Output all lines exactly.
________________
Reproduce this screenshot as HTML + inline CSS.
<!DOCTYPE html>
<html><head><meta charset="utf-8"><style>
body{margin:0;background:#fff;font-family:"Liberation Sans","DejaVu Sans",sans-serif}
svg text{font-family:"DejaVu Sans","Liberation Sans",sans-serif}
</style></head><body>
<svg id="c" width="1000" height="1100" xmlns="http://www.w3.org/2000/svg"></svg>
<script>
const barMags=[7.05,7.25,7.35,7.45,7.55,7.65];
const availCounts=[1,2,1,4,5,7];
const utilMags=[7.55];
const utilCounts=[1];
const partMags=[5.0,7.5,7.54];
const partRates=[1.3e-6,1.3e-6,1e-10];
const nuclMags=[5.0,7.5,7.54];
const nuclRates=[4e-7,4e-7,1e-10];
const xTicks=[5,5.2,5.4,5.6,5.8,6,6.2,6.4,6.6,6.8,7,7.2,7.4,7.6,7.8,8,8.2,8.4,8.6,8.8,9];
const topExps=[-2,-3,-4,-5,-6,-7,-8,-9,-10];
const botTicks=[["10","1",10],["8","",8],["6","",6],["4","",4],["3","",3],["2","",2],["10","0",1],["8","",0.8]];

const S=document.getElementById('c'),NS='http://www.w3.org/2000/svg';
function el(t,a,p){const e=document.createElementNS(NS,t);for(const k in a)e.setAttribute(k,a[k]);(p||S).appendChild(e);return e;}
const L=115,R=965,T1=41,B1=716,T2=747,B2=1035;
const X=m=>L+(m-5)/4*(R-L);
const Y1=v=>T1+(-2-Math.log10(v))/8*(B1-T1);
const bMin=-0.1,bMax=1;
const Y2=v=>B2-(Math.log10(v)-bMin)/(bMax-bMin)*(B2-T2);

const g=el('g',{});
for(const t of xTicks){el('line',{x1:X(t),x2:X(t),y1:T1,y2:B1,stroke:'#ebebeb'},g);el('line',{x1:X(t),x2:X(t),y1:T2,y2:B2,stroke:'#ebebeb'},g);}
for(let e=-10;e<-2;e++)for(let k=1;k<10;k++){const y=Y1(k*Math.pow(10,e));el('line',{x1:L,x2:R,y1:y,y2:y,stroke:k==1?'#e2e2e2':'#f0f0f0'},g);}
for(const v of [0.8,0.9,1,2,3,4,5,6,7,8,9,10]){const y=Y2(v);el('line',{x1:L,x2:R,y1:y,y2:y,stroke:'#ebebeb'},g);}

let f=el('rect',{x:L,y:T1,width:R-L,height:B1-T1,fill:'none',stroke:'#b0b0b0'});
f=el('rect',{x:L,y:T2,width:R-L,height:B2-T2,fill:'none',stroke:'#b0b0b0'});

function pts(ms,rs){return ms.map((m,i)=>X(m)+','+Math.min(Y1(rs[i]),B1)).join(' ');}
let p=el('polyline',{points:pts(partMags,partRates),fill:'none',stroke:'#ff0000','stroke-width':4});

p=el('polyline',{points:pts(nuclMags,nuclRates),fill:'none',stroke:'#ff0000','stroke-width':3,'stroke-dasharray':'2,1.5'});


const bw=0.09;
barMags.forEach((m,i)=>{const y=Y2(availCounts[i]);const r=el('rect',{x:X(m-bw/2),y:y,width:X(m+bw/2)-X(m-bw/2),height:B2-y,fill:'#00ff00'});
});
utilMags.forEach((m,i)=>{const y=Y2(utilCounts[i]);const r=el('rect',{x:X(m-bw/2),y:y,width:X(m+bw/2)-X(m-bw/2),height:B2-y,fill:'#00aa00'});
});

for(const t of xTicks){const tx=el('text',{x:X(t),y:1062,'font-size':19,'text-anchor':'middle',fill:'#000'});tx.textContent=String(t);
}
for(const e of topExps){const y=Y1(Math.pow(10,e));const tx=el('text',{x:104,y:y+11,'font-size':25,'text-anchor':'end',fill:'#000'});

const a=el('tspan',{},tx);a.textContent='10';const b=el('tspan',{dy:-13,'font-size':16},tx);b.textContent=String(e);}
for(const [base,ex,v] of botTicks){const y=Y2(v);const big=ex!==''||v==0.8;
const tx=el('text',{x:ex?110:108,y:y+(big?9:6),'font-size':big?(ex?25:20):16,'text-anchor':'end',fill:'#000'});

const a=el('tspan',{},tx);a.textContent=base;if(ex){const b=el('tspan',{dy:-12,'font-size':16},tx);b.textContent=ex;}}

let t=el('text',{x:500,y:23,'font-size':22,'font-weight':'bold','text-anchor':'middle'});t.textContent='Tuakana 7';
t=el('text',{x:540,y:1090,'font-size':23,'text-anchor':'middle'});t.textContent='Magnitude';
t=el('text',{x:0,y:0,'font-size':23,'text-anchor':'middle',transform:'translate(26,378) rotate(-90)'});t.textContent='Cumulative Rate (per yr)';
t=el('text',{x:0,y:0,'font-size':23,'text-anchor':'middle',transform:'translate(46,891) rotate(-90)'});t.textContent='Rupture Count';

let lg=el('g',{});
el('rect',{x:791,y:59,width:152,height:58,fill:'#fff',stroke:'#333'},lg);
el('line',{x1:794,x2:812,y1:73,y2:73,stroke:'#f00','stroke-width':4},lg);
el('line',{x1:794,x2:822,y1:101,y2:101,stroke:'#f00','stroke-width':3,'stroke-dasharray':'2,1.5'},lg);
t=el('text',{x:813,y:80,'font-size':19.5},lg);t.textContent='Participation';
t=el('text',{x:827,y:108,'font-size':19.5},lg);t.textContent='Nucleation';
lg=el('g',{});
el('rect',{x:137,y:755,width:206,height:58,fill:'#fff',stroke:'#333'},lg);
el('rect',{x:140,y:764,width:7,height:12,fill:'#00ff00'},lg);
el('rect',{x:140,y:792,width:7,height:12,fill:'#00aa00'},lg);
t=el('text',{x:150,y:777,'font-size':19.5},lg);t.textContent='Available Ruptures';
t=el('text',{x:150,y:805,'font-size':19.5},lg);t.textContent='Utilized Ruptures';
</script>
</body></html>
________________
**Exercise answer**
Reproduce this screenshot as HTML + inline CSS.
<!DOCTYPE html>
<html><head><meta charset="utf-8"><style>
body{margin:0;background:#fff;font-family:"Liberation Sans","DejaVu Sans",sans-serif}
svg text{font-family:"DejaVu Sans","Liberation Sans",sans-serif}
</style></head><body>
<svg id="c" width="1000" height="1100" xmlns="http://www.w3.org/2000/svg"></svg>
<script>
const barMags=[7.05,7.25,7.35,7.45,7.55,7.65];
const availCounts=[1,2,1,4,5,7];
const utilMags=[7.55];
const utilCounts=[1];
const partMags=[5.0,7.5,7.54];
const partRates=[1.3e-6,1.3e-6,1e-10];
const nuclMags=[5.0,7.5,7.54];
const nuclRates=[4e-7,4e-7,1e-10];
const xTicks=[5,5.2,5.4,5.6,5.8,6,6.2,6.4,6.6,6.8,7,7.2,7.4,7.6,7.8,8,8.2,8.4,8.6,8.8,9];
const topExps=[-2,-3,-4,-5,-6,-7,-8,-9,-10];
const botTicks=[["10","1",10],["8","",8],["6","",6],["4","",4],["3","",3],["2","",2],["10","0",1],["8","",0.8]];

const S=document.getElementById('c'),NS='http://www.w3.org/2000/svg';
function el(t,a,p){const e=document.createElementNS(NS,t);for(const k in a)e.setAttribute(k,a[k]);(p||S).appendChild(e);return e;}
const L=115,R=965,T1=41,B1=716,T2=747,B2=1035;
const X=m=>L+(m-5)/4*(R-L);
const Y1=v=>T1+(-2-Math.log10(v))/8*(B1-T1);
const bMin=-0.1,bMax=1;
const Y2=v=>B2-(Math.log10(v)-bMin)/(bMax-bMin)*(B2-T2);

const g=el('g',{});
for(const t of xTicks){el('line',{x1:X(t),x2:X(t),y1:T1,y2:B1,stroke:'#ebebeb'},g);el('line',{x1:X(t),x2:X(t),y1:T2,y2:B2,stroke:'#ebebeb'},g);}
for(let e=-10;e<-2;e++)for(let k=1;k<10;k++){const y=Y1(k*Math.pow(10,e));el('line',{x1:L,x2:R,y1:y,y2:y,stroke:k==1?'#e2e2e2':'#f0f0f0'},g);}
for(const v of [0.8,0.9,1,2,3,4,5,6,7,8,9,10]){const y=Y2(v);el('line',{x1:L,x2:R,y1:y,y2:y,stroke:'#ebebeb'},g);}

let f=el('rect',{x:L,y:T1,width:R-L,height:B1-T1,fill:'none',stroke:'#b0b0b0'});
f=el('rect',{x:L,y:T2,width:R-L,height:B2-T2,fill:'none',stroke:'#b0b0b0'});

function pts(ms,rs){return ms.map((m,i)=>X(m)+','+Math.min(Y1(rs[i]),B1)).join(' ');}
let p=el('polyline',{points:pts(partMags,partRates),fill:'none',stroke:'#ff0000','stroke-width':4});

p=el('polyline',{points:pts(nuclMags,nuclRates),fill:'none',stroke:'#ff0000','stroke-width':3,'stroke-dasharray':'2,1.5'});


const bw=0.09;
barMags.forEach((m,i)=>{const y=Y2(availCounts[i]);const r=el('rect',{x:X(m-bw/2),y:y,width:X(m+bw/2)-X(m-bw/2),height:B2-y,fill:'#00ff00'});
});
utilMags.forEach((m,i)=>{const y=Y2(utilCounts[i]);const r=el('rect',{x:X(m-bw/2),y:y,width:X(m+bw/2)-X(m-bw/2),height:B2-y,fill:'#00aa00'});
});

for(const t of xTicks){const tx=el('text',{x:X(t),y:1062,'font-size':19,'text-anchor':'middle',fill:'#000'});tx.textContent=String(t);
}
for(const e of topExps){const y=Y1(Math.pow(10,e));const tx=el('text',{x:104,y:y+11,'font-size':25,'text-anchor':'end',fill:'#000'});

const a=el('tspan',{},tx);a.textContent='10';const b=el('tspan',{dy:-13,'font-size':16},tx);b.textContent=String(e);}
for(const [base,ex,v] of botTicks){const y=Y2(v);const big=ex!==''||v==0.8;
const tx=el('text',{x:ex?110:108,y:y+(big?9:6),'font-size':big?(ex?25:20):16,'text-anchor':'end',fill:'#000'});

const a=el('tspan',{},tx);a.textContent=base;if(ex){const b=el('tspan',{dy:-12,'font-size':16},tx);b.textContent=ex;}}

let t=el('text',{x:500,y:23,'font-size':22,'font-weight':'bold','text-anchor':'middle'});t.textContent='Tuakana 7';
t=el('text',{x:540,y:1090,'font-size':23,'text-anchor':'middle'});t.textContent='Magnitude';
t=el('text',{x:0,y:0,'font-size':23,'text-anchor':'middle',transform:'translate(26,378) rotate(-90)'});t.textContent='Cumulative Rate (per yr)';
t=el('text',{x:0,y:0,'font-size':23,'text-anchor':'middle',transform:'translate(46,891) rotate(-90)'});t.textContent='Rupture Count';

let lg=el('g',{});
el('rect',{x:791,y:59,width:152,height:58,fill:'#fff',stroke:'#333'},lg);
el('line',{x1:794,x2:812,y1:73,y2:73,stroke:'#f00','stroke-width':4},lg);
el('line',{x1:794,x2:822,y1:101,y2:101,stroke:'#f00','stroke-width':3,'stroke-dasharray':'2,1.5'},lg);
t=el('text',{x:813,y:80,'font-size':19.5},lg);t.textContent='Participation';
t=el('text',{x:827,y:108,'font-size':19.5},lg);t.textContent='Nucleation';
lg=el('g',{});
el('rect',{x:137,y:755,width:206,height:58,fill:'#fff',stroke:'#333'},lg);
el('rect',{x:140,y:764,width:7,height:12,fill:'#00ff00'},lg);
el('rect',{x:140,y:792,width:7,height:12,fill:'#00aa00'},lg);
t=el('text',{x:150,y:777,'font-size':19.5},lg);t.textContent='Available Ruptures';
t=el('text',{x:150,y:805,'font-size':19.5},lg);t.textContent='Utilized Ruptures';
</script>
</body></html>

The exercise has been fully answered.